Pero si hay algo que eleva a El doctor Frankenstein es la absoluta maestría de Whale detrás de la cámara. A pesar de su bisoñez en el cine y su formación en las tablas, el director es capaz de explorar todas las posibilidades que la cámara puede darle. En lugar de optar por el camino fácil que sería para él una puesta en escena teatral, Whale se dedica a hacer magníficos travellings, o una maravillosa composición de planos repleta de picados y contra picados, que remata con un excelente montaje. Como no podía ser de otra forma, el expresionismo alemán se encuentra muy presente en un film cuya dirección artística es impecable, reflejando a la perfección la atmósfera siniestra, especialmente en el castillo.
Y para terminar, volvemos a los dos momentos cumbre. Ese final, con un molino en llamas que es ya una estampa mítica (y que tanto ha inspirado a autores como, por ejemplo, Tim Burton). Poco más queda por decir de una imagen tan poderosa, muestra clara de la grandeza del cine. En cuanto a la famosa secuencia de la niña, son dos minutos sencillamente magistrales. La inocencia de ella, la forma en la que acepta al monstruo sin importarle su apariencia. Como éste se siente querido, y vive los únicos momentos felices de su existencia jugando con ella. El afecto provoca afecto. Tras ello, la tragedia y la terrible angustia. Una secuencia que muestra los sentimientos del supuesto monstruo, toda la humanidad que luego le falta a sus verdugos. Magistral.

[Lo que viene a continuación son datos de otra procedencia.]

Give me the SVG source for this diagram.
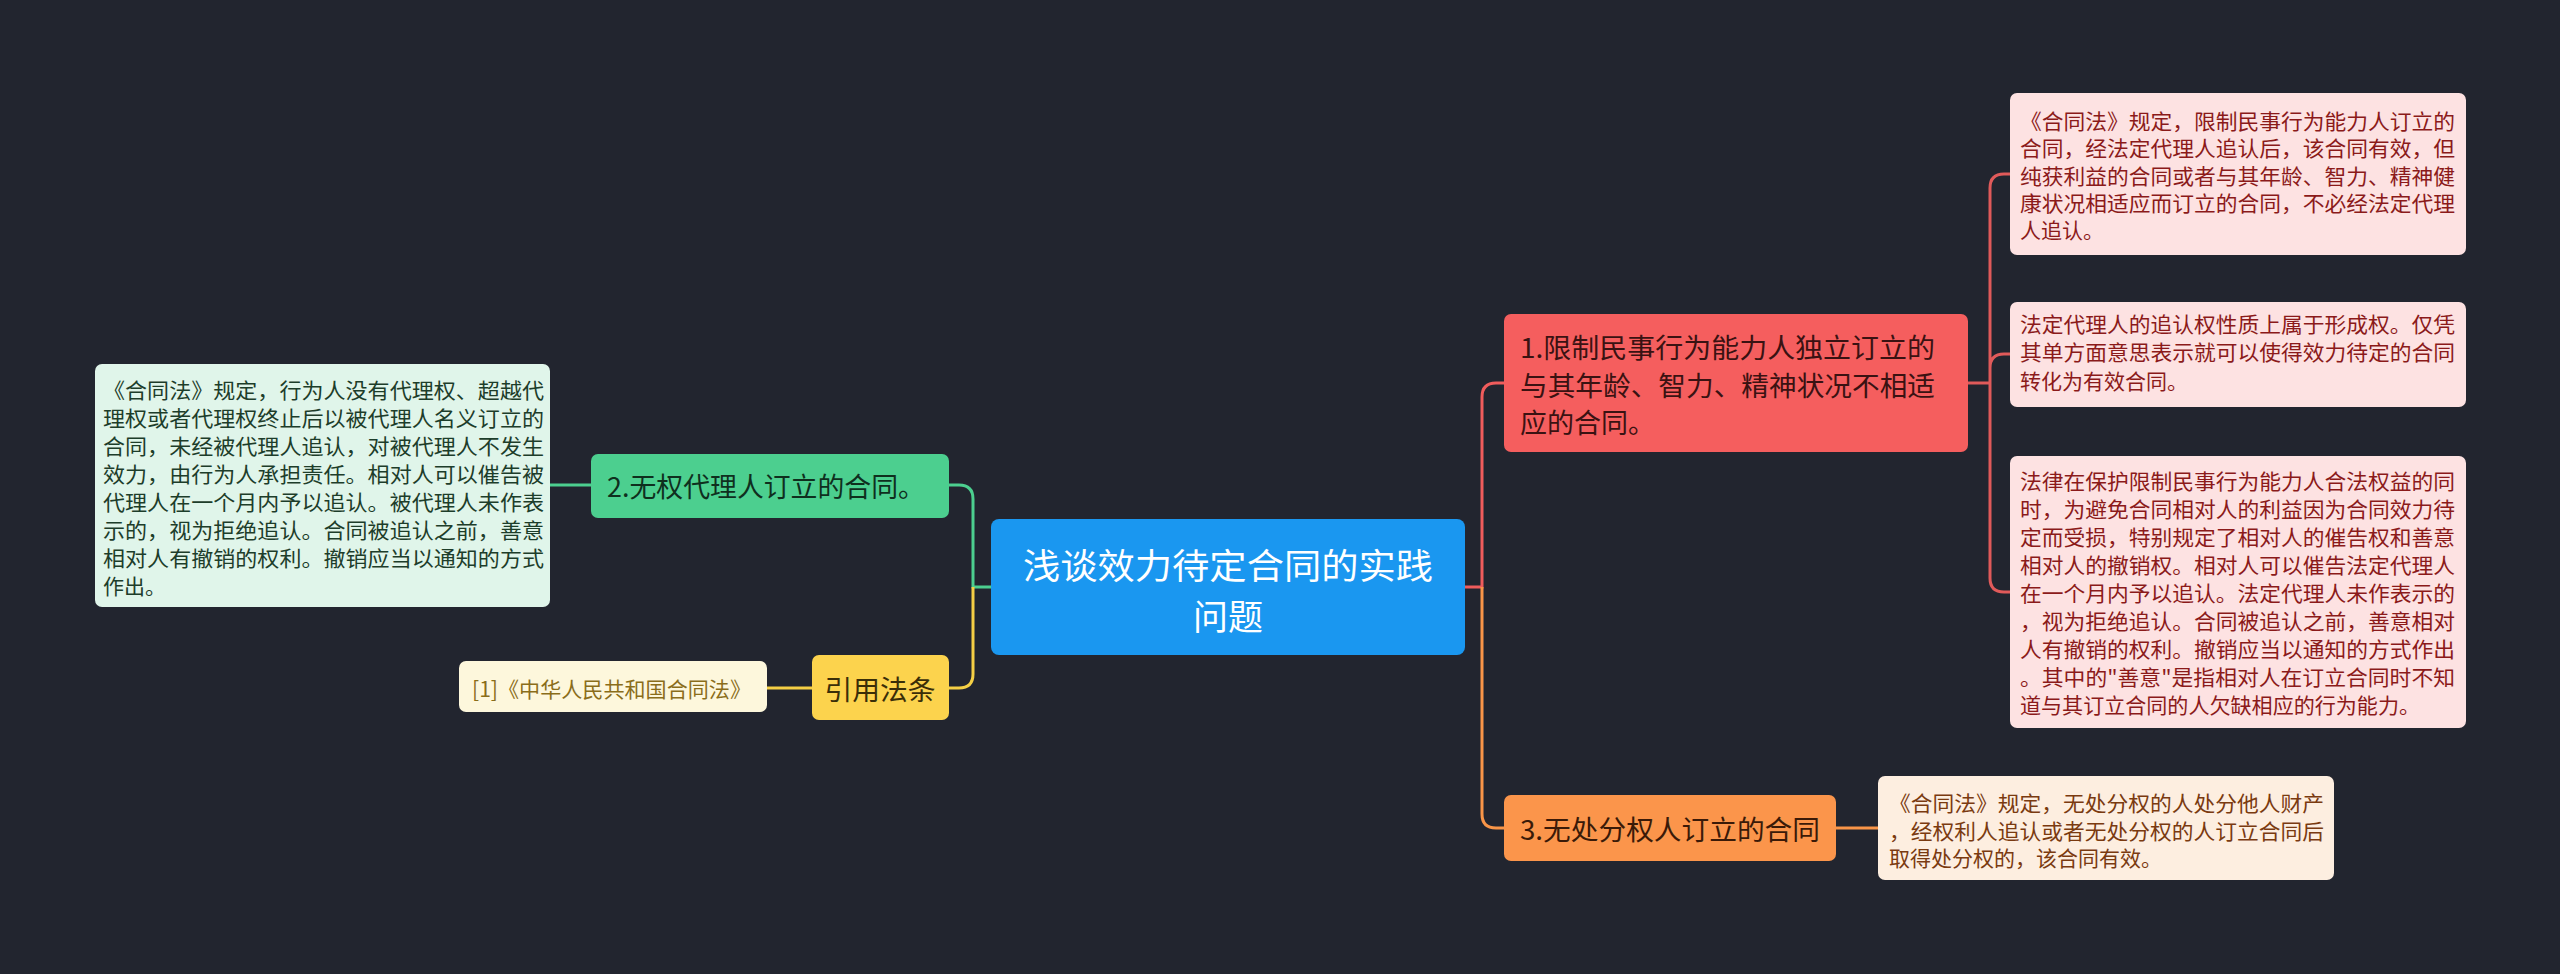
<svg xmlns="http://www.w3.org/2000/svg" width="2560" height="974" viewBox="0 0 2560 974">
<style>
text{font-family:"Noto Sans CJK SC","Liberation Sans",sans-serif;dominant-baseline:central}
.n{font-size:21px}
.t{font-size:27px}
.c{fill:none;stroke-width:3}
</style>
<rect width="2560" height="974" fill="#22252f"/>
<g id="connectors">
<path class="c" stroke="#f05c5c" d="M1465,587 H1482 V397 Q1482,383 1496,383 H1504"/>
<path class="c" stroke="#f99548" d="M1482,587 V814 Q1482,828 1496,828 H1504"/>
<path class="c" stroke="#4ccf8f" d="M991,587 H973 V499 Q973,485 959,485 H949"/>
<path class="c" stroke="#f5cf45" d="M973,587 V674 Q973,688 959,688 H949"/>
<path class="c" stroke="#4ccf8f" d="M591,485 H550"/>
<path class="c" stroke="#f5cf45" d="M812,688 H767"/>
<path class="c" stroke="#e05a5a" d="M1968,383 H1990 M1990,188 Q1990,174 2004,174 H2010 M1990,188 V578 Q1990,592 2004,592 H2010 M1990,368 Q1990,354 2004,354 H2010"/>
<path class="c" stroke="#f99548" d="M1836,828 H1878"/>
</g>
<g id="center">
<rect x="991" y="519" width="474" height="136" rx="8" fill="#1a97f0"/>
<text x="1228" y="563" text-anchor="middle" font-size="35" fill="#fff" textLength="410" lengthAdjust="spacingAndGlyphs">浅谈效力待定合同的实践</text>
<text x="1228" y="614" text-anchor="middle" font-size="35" fill="#fff">问题</text>
</g>
<g id="topic1">
<rect x="1504" y="314" width="464" height="138" rx="7" fill="#f55e5e"/>
<g class="t" fill="#3a1212">
<text x="1520" y="346" textLength="415" lengthAdjust="spacingAndGlyphs">1.限制民事行为能力人独立订立的</text>
<text x="1520" y="384" textLength="415" lengthAdjust="spacingAndGlyphs">与其年龄、智力、精神状况不相适</text>
<text x="1520" y="421">应的合同。</text>
</g>
</g>
<g id="topic3">
<rect x="1504" y="795" width="332" height="66" rx="7" fill="#fb954b"/>
<text class="t" x="1520" y="828" fill="#3a1a08" textLength="300" lengthAdjust="spacingAndGlyphs">3.无处分权人订立的合同</text>
</g>
<g id="topic2">
<rect x="591" y="454" width="358" height="64" rx="7" fill="#4ccf8f"/>
<text class="t" x="607" y="485" fill="#0f2f1e" textLength="318" lengthAdjust="spacingAndGlyphs">2.无权代理人订立的合同。</text>
</g>
<g id="cite">
<rect x="812" y="655" width="137" height="65" rx="7" fill="#fcd34d"/>
<text class="t" x="880" y="688" text-anchor="middle" fill="#3a2e08" textLength="111" lengthAdjust="spacingAndGlyphs">引用法条</text>
</g>
<g id="note-left">
<rect x="95" y="364" width="455" height="243" rx="7" fill="#e0f5ea"/>
<g class="n" fill="#1d3d2a">
<text x="103" y="389" textLength="441" lengthAdjust="spacingAndGlyphs">《合同法》规定，行为人没有代理权、超越代</text>
<text x="103" y="417" textLength="441" lengthAdjust="spacingAndGlyphs">理权或者代理权终止后以被代理人名义订立的</text>
<text x="103" y="445" textLength="441" lengthAdjust="spacingAndGlyphs">合同，未经被代理人追认，对被代理人不发生</text>
<text x="103" y="473" textLength="441" lengthAdjust="spacingAndGlyphs">效力，由行为人承担责任。相对人可以催告被</text>
<text x="103" y="501" textLength="441" lengthAdjust="spacingAndGlyphs">代理人在一个月内予以追认。被代理人未作表</text>
<text x="103" y="529" textLength="441" lengthAdjust="spacingAndGlyphs">示的，视为拒绝追认。合同被追认之前，善意</text>
<text x="103" y="557" textLength="441" lengthAdjust="spacingAndGlyphs">相对人有撤销的权利。撤销应当以通知的方式</text>
<text x="103" y="585">作出。</text>
</g>
</g>
<g id="note-cite">
<rect x="459" y="661" width="308" height="51" rx="7" fill="#fdf7dc"/>
<text class="n" x="472" y="688" fill="#8a6d1a" textLength="279" lengthAdjust="spacingAndGlyphs">[1]《中华人民共和国合同法》</text>
</g>
<g id="note-r1">
<rect x="2010" y="93" width="456" height="162" rx="7" fill="#fde2e2"/>
<g class="n" fill="#8b1a1a">
<text x="2020" y="120" textLength="435" lengthAdjust="spacingAndGlyphs">《合同法》规定，限制民事行为能力人订立的</text>
<text x="2020" y="147" textLength="435" lengthAdjust="spacingAndGlyphs">合同，经法定代理人追认后，该合同有效，但</text>
<text x="2020" y="175" textLength="435" lengthAdjust="spacingAndGlyphs">纯获利益的合同或者与其年龄、智力、精神健</text>
<text x="2020" y="202" textLength="435" lengthAdjust="spacingAndGlyphs">康状况相适应而订立的合同，不必经法定代理</text>
<text x="2020" y="229">人追认。</text>
</g>
</g>
<g id="note-r2">
<rect x="2010" y="302" width="456" height="105" rx="7" fill="#fde2e2"/>
<g class="n" fill="#8b1a1a">
<text x="2020" y="323" textLength="435" lengthAdjust="spacingAndGlyphs">法定代理人的追认权性质上属于形成权。仅凭</text>
<text x="2020" y="351" textLength="435" lengthAdjust="spacingAndGlyphs">其单方面意思表示就可以使得效力待定的合同</text>
<text x="2020" y="380">转化为有效合同。</text>
</g>
</g>
<g id="note-r3">
<rect x="2010" y="456" width="456" height="272" rx="7" fill="#fde2e2"/>
<g class="n" fill="#8b1a1a">
<text x="2020" y="480" textLength="435" lengthAdjust="spacingAndGlyphs">法律在保护限制民事行为能力人合法权益的同</text>
<text x="2020" y="508" textLength="435" lengthAdjust="spacingAndGlyphs">时，为避免合同相对人的利益因为合同效力待</text>
<text x="2020" y="536" textLength="435" lengthAdjust="spacingAndGlyphs">定而受损，特别规定了相对人的催告权和善意</text>
<text x="2020" y="564" textLength="435" lengthAdjust="spacingAndGlyphs">相对人的撤销权。相对人可以催告法定代理人</text>
<text x="2020" y="592" textLength="435" lengthAdjust="spacingAndGlyphs">在一个月内予以追认。法定代理人未作表示的</text>
<text x="2020" y="620" textLength="435" lengthAdjust="spacingAndGlyphs">，视为拒绝追认。合同被追认之前，善意相对</text>
<text x="2020" y="648" textLength="435" lengthAdjust="spacingAndGlyphs">人有撤销的权利。撤销应当以通知的方式作出</text>
<text x="2020" y="676" textLength="435" lengthAdjust="spacingAndGlyphs">。其中的"善意"是指相对人在订立合同时不知</text>
<text x="2020" y="704" textLength="400" lengthAdjust="spacingAndGlyphs">道与其订立合同的人欠缺相应的行为能力。</text>
</g>
</g>
<g id="note-r4">
<rect x="1878" y="776" width="456" height="104" rx="7" fill="#fdeee0"/>
<g class="n" fill="#7a3a10">
<text x="1889" y="802" textLength="435" lengthAdjust="spacingAndGlyphs">《合同法》规定，无处分权的人处分他人财产</text>
<text x="1889" y="830" textLength="435" lengthAdjust="spacingAndGlyphs">，经权利人追认或者无处分权的人订立合同后</text>
<text x="1889" y="857">取得处分权的，该合同有效。</text>
</g>
</g>
</svg>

Una película imperfecta, a la que le falla un guión que se queda algo corto para la complejidad de los temas tratados. Pero James Whale, lejos de hacer algo superficial, aprovecha esa escasez para dar toda una lección de maestría detrás de la cámara. Es complicado sacar más de menos. Y El doctor Frankenstein nos deja imágenes imborrables, en una obra adelantada a su tiempo.